Hey, you don't have to tell me how Army retirement works. I know. And also know about reserve retirement as well, thats why I wrote ALL.
Of course the military is a very different job, where else do you have the pleasure of serving in arm-pit locations (like ugh Ft Polk LA) and also spending years outside the US (although aside from Korea, I got lucky).
Like ss raised to 75, raise military retirement to 60. its perfectly logical.
Just saying, a pension is a pension. And I'm just repeating what others have written on the subject.

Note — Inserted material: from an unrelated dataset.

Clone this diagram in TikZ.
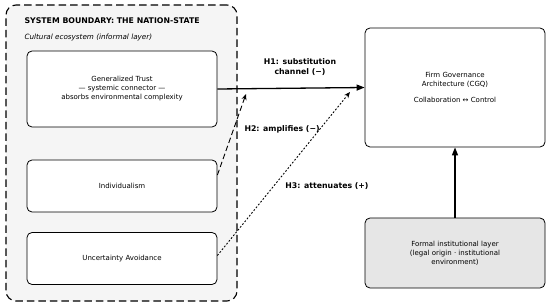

they are already making changes with the 'new' retirement system that kicked in this past year... one of the suggestions form the quadrennial was making active retirement 60
mean while SMA Dailey has made it his priority to remove those who no-longer meet readiness requirements.... there is something like 100k of personnel that are non-deployable
and I know you know how it works, we both are retired military... but within this discussion, many others don't, sometimes it just is easier to dumb it down to those that don't know, than to act arrogant around them...... so I wasn't debating you my brother, but trying to educate those around us
Increasing Life Expectancy ≠ Increasing Quality of Life
I wasn't too far off....the unemployment rate would be 19.5%
You can kiss new home development good-bye, and that will result in even more unemployment, and with existing home sales stagnant --since nobody would be buying -- you can watch the value of your home decrease.
The cost of increased SNAP/WIC and HUD Section 8 benefits would increase dramatically.
Not a very smart move.
Unemployment should not be a consideration.
SS is not meant to accommodate extending retirement years, nor should it be.